• EXERCISE DETAILS: Your task is to transcribe the records exactly, skipping every image.

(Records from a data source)
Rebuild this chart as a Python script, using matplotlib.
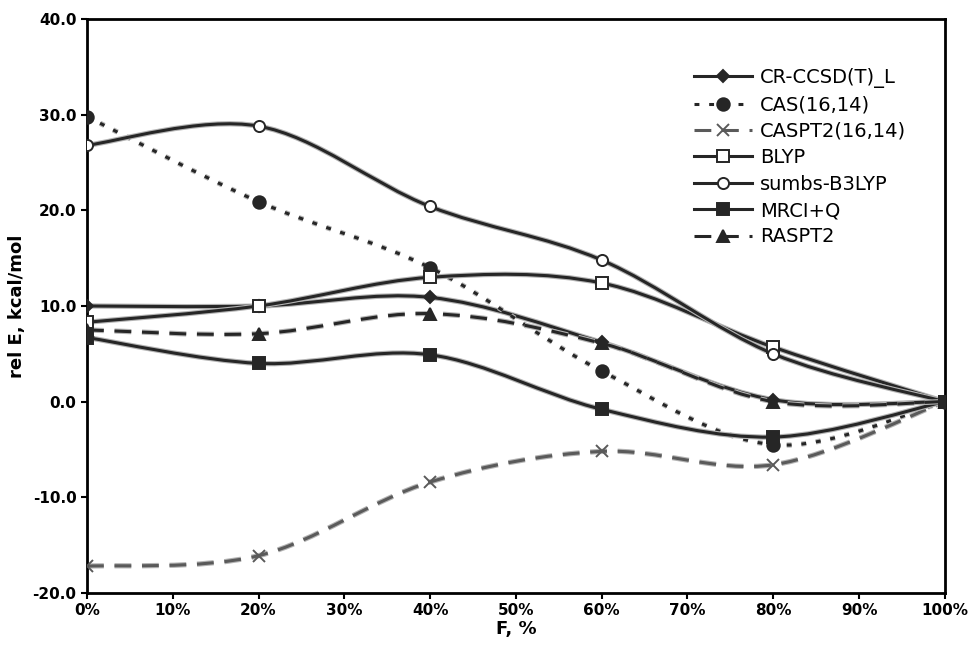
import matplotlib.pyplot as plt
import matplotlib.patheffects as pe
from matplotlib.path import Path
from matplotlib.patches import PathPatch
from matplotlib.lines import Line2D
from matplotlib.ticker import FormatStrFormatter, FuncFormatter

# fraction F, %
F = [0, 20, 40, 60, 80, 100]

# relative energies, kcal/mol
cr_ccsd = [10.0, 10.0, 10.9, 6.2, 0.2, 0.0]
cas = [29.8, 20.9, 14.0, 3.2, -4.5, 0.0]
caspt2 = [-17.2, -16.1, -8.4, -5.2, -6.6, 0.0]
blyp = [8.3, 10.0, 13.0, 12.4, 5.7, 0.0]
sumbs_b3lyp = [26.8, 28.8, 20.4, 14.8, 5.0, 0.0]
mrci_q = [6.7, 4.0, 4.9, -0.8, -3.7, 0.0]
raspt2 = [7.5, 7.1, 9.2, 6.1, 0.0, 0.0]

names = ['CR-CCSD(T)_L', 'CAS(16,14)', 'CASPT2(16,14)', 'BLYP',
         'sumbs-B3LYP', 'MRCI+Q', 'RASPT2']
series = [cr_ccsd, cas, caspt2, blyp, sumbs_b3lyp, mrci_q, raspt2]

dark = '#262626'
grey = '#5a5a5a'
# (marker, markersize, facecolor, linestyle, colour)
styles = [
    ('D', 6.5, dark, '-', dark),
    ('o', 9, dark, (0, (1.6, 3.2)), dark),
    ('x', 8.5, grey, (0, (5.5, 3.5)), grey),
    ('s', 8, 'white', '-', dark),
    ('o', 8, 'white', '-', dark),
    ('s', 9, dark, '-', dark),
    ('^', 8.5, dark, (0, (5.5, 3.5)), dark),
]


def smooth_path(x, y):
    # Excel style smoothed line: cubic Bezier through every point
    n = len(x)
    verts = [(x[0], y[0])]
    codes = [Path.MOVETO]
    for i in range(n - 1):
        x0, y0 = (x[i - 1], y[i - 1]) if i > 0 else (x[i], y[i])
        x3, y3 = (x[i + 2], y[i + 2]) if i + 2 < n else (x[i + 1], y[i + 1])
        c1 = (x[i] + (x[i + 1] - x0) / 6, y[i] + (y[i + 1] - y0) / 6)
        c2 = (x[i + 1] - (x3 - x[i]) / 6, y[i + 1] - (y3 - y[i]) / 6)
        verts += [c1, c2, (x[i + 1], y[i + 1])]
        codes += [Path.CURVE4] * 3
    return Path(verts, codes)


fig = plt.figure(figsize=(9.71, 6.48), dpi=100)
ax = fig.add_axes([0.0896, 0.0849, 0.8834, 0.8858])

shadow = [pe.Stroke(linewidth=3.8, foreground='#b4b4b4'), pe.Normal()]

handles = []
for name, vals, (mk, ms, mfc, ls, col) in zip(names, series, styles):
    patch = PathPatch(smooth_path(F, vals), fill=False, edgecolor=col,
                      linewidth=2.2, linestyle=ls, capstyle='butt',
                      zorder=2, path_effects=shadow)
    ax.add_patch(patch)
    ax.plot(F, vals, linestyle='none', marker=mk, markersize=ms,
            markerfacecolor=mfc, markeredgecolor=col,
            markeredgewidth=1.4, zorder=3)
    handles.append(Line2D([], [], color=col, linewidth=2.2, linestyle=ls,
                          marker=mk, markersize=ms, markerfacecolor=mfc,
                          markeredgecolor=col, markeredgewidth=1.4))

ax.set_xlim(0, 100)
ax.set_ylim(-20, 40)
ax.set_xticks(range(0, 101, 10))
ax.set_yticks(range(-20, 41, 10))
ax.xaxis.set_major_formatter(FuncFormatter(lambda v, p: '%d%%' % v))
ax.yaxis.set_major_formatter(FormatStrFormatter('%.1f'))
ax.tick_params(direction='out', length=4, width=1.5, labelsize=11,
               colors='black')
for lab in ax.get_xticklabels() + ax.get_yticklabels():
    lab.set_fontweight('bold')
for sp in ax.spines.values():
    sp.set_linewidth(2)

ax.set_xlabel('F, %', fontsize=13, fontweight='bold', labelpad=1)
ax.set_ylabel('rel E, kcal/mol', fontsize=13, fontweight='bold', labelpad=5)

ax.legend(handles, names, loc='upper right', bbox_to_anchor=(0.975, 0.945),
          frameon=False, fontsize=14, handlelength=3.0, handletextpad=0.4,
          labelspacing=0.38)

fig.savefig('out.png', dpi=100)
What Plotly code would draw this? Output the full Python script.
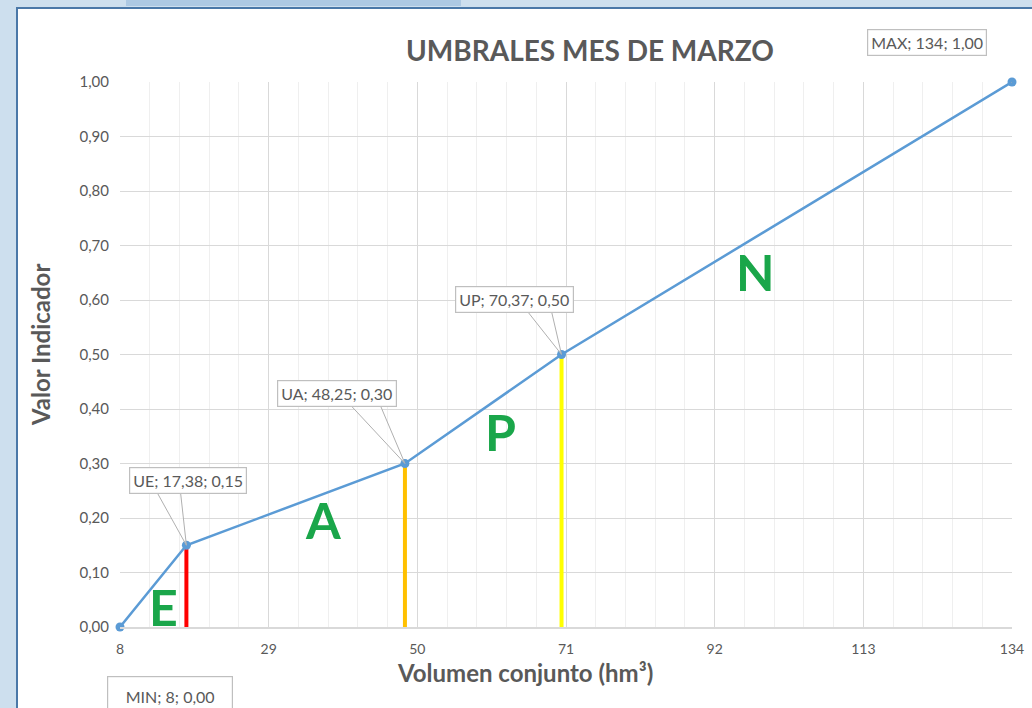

• RESPONSE TO THIS EXERCISE:
Rebuild this chart as a Python script, using matplotlib.
import matplotlib.pyplot as plt
import matplotlib.patheffects as pe
from matplotlib.path import Path
from matplotlib.patches import PathPatch
from matplotlib.lines import Line2D
from matplotlib.ticker import FormatStrFormatter, FuncFormatter

# fraction F, %
F = [0, 20, 40, 60, 80, 100]

# relative energies, kcal/mol
cr_ccsd = [10.0, 10.0, 10.9, 6.2, 0.2, 0.0]
cas = [29.8, 20.9, 14.0, 3.2, -4.5, 0.0]
caspt2 = [-17.2, -16.1, -8.4, -5.2, -6.6, 0.0]
blyp = [8.3, 10.0, 13.0, 12.4, 5.7, 0.0]
sumbs_b3lyp = [26.8, 28.8, 20.4, 14.8, 5.0, 0.0]
mrci_q = [6.7, 4.0, 4.9, -0.8, -3.7, 0.0]
raspt2 = [7.5, 7.1, 9.2, 6.1, 0.0, 0.0]

names = ['CR-CCSD(T)_L', 'CAS(16,14)', 'CASPT2(16,14)', 'BLYP',
         'sumbs-B3LYP', 'MRCI+Q', 'RASPT2']
series = [cr_ccsd, cas, caspt2, blyp, sumbs_b3lyp, mrci_q, raspt2]

dark = '#262626'
grey = '#5a5a5a'
# (marker, markersize, facecolor, linestyle, colour)
styles = [
    ('D', 6.5, dark, '-', dark),
    ('o', 9, dark, (0, (1.6, 3.2)), dark),
    ('x', 8.5, grey, (0, (5.5, 3.5)), grey),
    ('s', 8, 'white', '-', dark),
    ('o', 8, 'white', '-', dark),
    ('s', 9, dark, '-', dark),
    ('^', 8.5, dark, (0, (5.5, 3.5)), dark),
]


def smooth_path(x, y):
    # Excel style smoothed line: cubic Bezier through every point
    n = len(x)
    verts = [(x[0], y[0])]
    codes = [Path.MOVETO]
    for i in range(n - 1):
        x0, y0 = (x[i - 1], y[i - 1]) if i > 0 else (x[i], y[i])
        x3, y3 = (x[i + 2], y[i + 2]) if i + 2 < n else (x[i + 1], y[i + 1])
        c1 = (x[i] + (x[i + 1] - x0) / 6, y[i] + (y[i + 1] - y0) / 6)
        c2 = (x[i + 1] - (x3 - x[i]) / 6, y[i + 1] - (y3 - y[i]) / 6)
        verts += [c1, c2, (x[i + 1], y[i + 1])]
        codes += [Path.CURVE4] * 3
    return Path(verts, codes)


fig = plt.figure(figsize=(9.71, 6.48), dpi=100)
ax = fig.add_axes([0.0896, 0.0849, 0.8834, 0.8858])

shadow = [pe.Stroke(linewidth=3.8, foreground='#b4b4b4'), pe.Normal()]

handles = []
for name, vals, (mk, ms, mfc, ls, col) in zip(names, series, styles):
    patch = PathPatch(smooth_path(F, vals), fill=False, edgecolor=col,
                      linewidth=2.2, linestyle=ls, capstyle='butt',
                      zorder=2, path_effects=shadow)
    ax.add_patch(patch)
    ax.plot(F, vals, linestyle='none', marker=mk, markersize=ms,
            markerfacecolor=mfc, markeredgecolor=col,
            markeredgewidth=1.4, zorder=3)
    handles.append(Line2D([], [], color=col, linewidth=2.2, linestyle=ls,
                          marker=mk, markersize=ms, markerfacecolor=mfc,
                          markeredgecolor=col, markeredgewidth=1.4))

ax.set_xlim(0, 100)
ax.set_ylim(-20, 40)
ax.set_xticks(range(0, 101, 10))
ax.set_yticks(range(-20, 41, 10))
ax.xaxis.set_major_formatter(FuncFormatter(lambda v, p: '%d%%' % v))
ax.yaxis.set_major_formatter(FormatStrFormatter('%.1f'))
ax.tick_params(direction='out', length=4, width=1.5, labelsize=11,
               colors='black')
for lab in ax.get_xticklabels() + ax.get_yticklabels():
    lab.set_fontweight('bold')
for sp in ax.spines.values():
    sp.set_linewidth(2)

ax.set_xlabel('F, %', fontsize=13, fontweight='bold', labelpad=1)
ax.set_ylabel('rel E, kcal/mol', fontsize=13, fontweight='bold', labelpad=5)

ax.legend(handles, names, loc='upper right', bbox_to_anchor=(0.975, 0.945),
          frameon=False, fontsize=14, handlelength=3.0, handletextpad=0.4,
          labelspacing=0.38)

fig.savefig('out.png', dpi=100)
What Plotly code would draw this? Output the full Python script.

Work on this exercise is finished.